Kraken has temporarily suspended Monero deposits (XMR) due to concerns over a potential 51% attack. This move highlights the vulnerabilities lurking in even the most privacy-focused blockchains, sparking broader discussions on network security in the crypto space.
Kraken Halts Monero Deposits – Key Features
- Hashrate Takeover: Qubic controlled more than 51% of Monero’s mining power temporarily, allowing for potential blockchain manipulations.
- Network Impact: A reorganization of blocks occurred, but no confirmed double-spending or theft was detected.
- Community Reaction: Forums like Reddit and X buzzed with debates, with some calling it a “death kiss” for Monero’s decentralization, while others praised it as a valuable lesson for improving pool diversity.

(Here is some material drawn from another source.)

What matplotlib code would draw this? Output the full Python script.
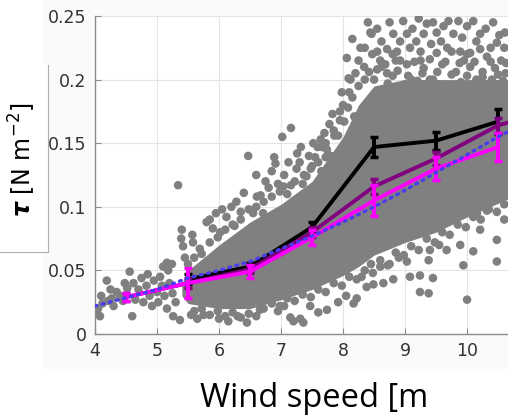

- Technical Vulnerabilities: Despite RandomX’s ASIC-resistant design, concentrated computing power from projects like Qubic exposed gaps in PoW systems.
Kraken Halts Monero Deposits – Details
The incident unfolded around August 12, 2025, when Qubic, an AI-driven mining pool, briefly seized control of over 50% of Monero’s hashrate.
Monero, known for its strong emphasis on user privacy through features like ring signatures and stealth addresses, relies on a Proof-of-Work (PoW) consensus mechanism using the RandomX algorithm. This design aims to promote decentralized mining, but Qubic’s dominance, peaking at about 2.6 GH/s, enabled a block reorganization of up to six blocks.
While Qubic described it as a “stress test” to evaluate the network’s resilience, critics viewed it as a classic 51% attack risk, where a single entity could potentially reverse transactions or double-spend coins.
Kraken’s response was swift. On August 15, the exchange announced the suspension of Monero deposits as a precautionary measure to protect users from possible chain reorganizations.
Withdrawals and trading remain unaffected, and Kraken has assured users that it will resume Monero deposits once the network is deemed secure.
No major losses were reported, but the event caused Monero’s price to fluctuate mildly, hovering around $230-$240, with some traders capitalizing on the dip.
This episode extends beyond Monero, raising alarms about broader crypto security. 51% attacks, though rare in major networks like Bitcoin, pose significant threats to smaller PoW coins, potentially eroding trust and adoption.
It underscores the need for enhanced decentralization, perhaps through hybrid models or shifts to Proof-of-Stake (PoS). As regulatory scrutiny intensifies, exchanges like Kraken are prioritizing user safety, but it begs the question: How secure is your crypto portfolio?